**DATASET CONTENT**

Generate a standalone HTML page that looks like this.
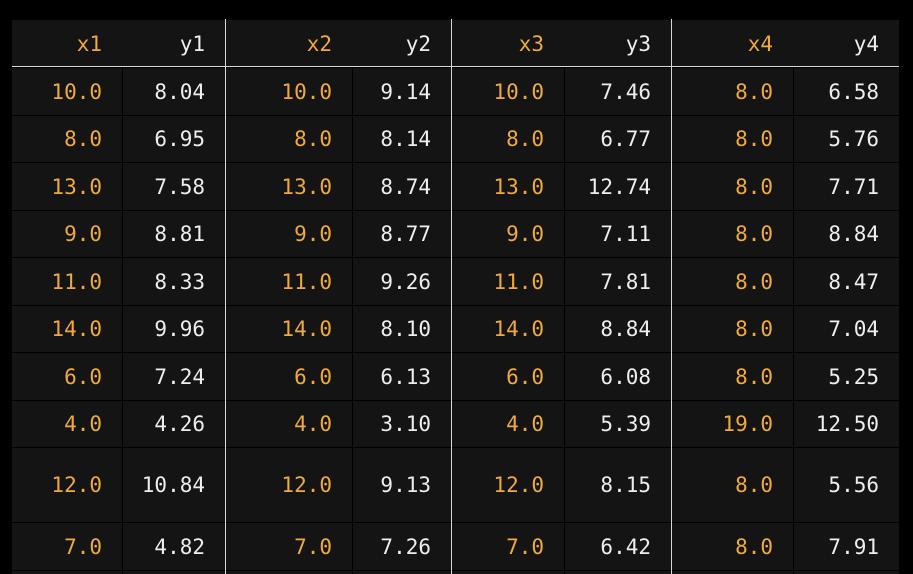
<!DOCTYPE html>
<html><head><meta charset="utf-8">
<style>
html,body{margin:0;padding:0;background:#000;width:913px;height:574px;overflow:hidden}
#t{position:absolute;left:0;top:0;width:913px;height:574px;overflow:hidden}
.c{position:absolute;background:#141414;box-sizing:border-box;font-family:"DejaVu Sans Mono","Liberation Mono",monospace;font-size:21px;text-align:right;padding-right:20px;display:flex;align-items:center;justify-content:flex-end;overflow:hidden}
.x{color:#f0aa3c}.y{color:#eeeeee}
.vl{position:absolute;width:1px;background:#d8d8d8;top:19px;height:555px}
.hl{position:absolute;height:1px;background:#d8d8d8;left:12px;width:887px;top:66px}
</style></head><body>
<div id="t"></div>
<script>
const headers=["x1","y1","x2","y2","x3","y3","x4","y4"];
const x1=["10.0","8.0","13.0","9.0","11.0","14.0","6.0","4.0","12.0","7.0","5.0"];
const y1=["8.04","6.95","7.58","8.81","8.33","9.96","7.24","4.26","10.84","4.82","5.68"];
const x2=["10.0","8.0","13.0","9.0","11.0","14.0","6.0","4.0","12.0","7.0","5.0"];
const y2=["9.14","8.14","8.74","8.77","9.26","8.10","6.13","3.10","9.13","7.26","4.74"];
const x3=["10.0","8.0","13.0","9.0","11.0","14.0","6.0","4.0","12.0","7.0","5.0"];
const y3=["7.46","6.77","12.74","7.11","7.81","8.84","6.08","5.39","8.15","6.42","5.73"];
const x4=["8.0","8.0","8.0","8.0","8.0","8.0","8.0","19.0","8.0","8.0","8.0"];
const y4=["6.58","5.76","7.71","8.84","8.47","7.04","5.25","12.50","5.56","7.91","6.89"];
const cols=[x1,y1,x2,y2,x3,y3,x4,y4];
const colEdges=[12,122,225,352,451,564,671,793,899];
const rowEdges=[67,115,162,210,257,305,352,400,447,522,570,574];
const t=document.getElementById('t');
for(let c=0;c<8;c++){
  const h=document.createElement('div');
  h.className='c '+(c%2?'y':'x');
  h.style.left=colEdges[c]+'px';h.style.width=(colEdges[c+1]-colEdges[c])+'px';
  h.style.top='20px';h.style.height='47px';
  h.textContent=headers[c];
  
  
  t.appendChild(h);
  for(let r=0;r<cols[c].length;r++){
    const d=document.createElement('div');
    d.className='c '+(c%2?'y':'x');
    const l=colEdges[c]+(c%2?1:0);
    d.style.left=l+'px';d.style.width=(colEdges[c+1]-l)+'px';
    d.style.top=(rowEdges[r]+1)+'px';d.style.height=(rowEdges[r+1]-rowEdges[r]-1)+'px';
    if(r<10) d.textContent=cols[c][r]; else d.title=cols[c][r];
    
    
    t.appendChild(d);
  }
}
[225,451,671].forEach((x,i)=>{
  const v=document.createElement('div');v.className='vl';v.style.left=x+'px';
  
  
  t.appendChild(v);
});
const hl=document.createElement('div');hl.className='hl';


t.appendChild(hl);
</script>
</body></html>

**TASK INSTRUCTIONS**
Copy out the listing exactly as it stands, but not the pictures.

**REPLY TO THE EXERCISE**
Generate a standalone HTML page that looks like this.
<!DOCTYPE html>
<html><head><meta charset="utf-8">
<style>
html,body{margin:0;padding:0;background:#000;width:913px;height:574px;overflow:hidden}
#t{position:absolute;left:0;top:0;width:913px;height:574px;overflow:hidden}
.c{position:absolute;background:#141414;box-sizing:border-box;font-family:"DejaVu Sans Mono","Liberation Mono",monospace;font-size:21px;text-align:right;padding-right:20px;display:flex;align-items:center;justify-content:flex-end;overflow:hidden}
.x{color:#f0aa3c}.y{color:#eeeeee}
.vl{position:absolute;width:1px;background:#d8d8d8;top:19px;height:555px}
.hl{position:absolute;height:1px;background:#d8d8d8;left:12px;width:887px;top:66px}
</style></head><body>
<div id="t"></div>
<script>
const headers=["x1","y1","x2","y2","x3","y3","x4","y4"];
const x1=["10.0","8.0","13.0","9.0","11.0","14.0","6.0","4.0","12.0","7.0","5.0"];
const y1=["8.04","6.95","7.58","8.81","8.33","9.96","7.24","4.26","10.84","4.82","5.68"];
const x2=["10.0","8.0","13.0","9.0","11.0","14.0","6.0","4.0","12.0","7.0","5.0"];
const y2=["9.14","8.14","8.74","8.77","9.26","8.10","6.13","3.10","9.13","7.26","4.74"];
const x3=["10.0","8.0","13.0","9.0","11.0","14.0","6.0","4.0","12.0","7.0","5.0"];
const y3=["7.46","6.77","12.74","7.11","7.81","8.84","6.08","5.39","8.15","6.42","5.73"];
const x4=["8.0","8.0","8.0","8.0","8.0","8.0","8.0","19.0","8.0","8.0","8.0"];
const y4=["6.58","5.76","7.71","8.84","8.47","7.04","5.25","12.50","5.56","7.91","6.89"];
const cols=[x1,y1,x2,y2,x3,y3,x4,y4];
const colEdges=[12,122,225,352,451,564,671,793,899];
const rowEdges=[67,115,162,210,257,305,352,400,447,522,570,574];
const t=document.getElementById('t');
for(let c=0;c<8;c++){
  const h=document.createElement('div');
  h.className='c '+(c%2?'y':'x');
  h.style.left=colEdges[c]+'px';h.style.width=(colEdges[c+1]-colEdges[c])+'px';
  h.style.top='20px';h.style.height='47px';
  h.textContent=headers[c];
  
  
  t.appendChild(h);
  for(let r=0;r<cols[c].length;r++){
    const d=document.createElement('div');
    d.className='c '+(c%2?'y':'x');
    const l=colEdges[c]+(c%2?1:0);
    d.style.left=l+'px';d.style.width=(colEdges[c+1]-l)+'px';
    d.style.top=(rowEdges[r]+1)+'px';d.style.height=(rowEdges[r+1]-rowEdges[r]-1)+'px';
    if(r<10) d.textContent=cols[c][r]; else d.title=cols[c][r];
    
    
    t.appendChild(d);
  }
}
[225,451,671].forEach((x,i)=>{
  const v=document.createElement('div');v.className='vl';v.style.left=x+'px';
  
  
  t.appendChild(v);
});
const hl=document.createElement('div');hl.className='hl';


t.appendChild(hl);
</script>
</body></html>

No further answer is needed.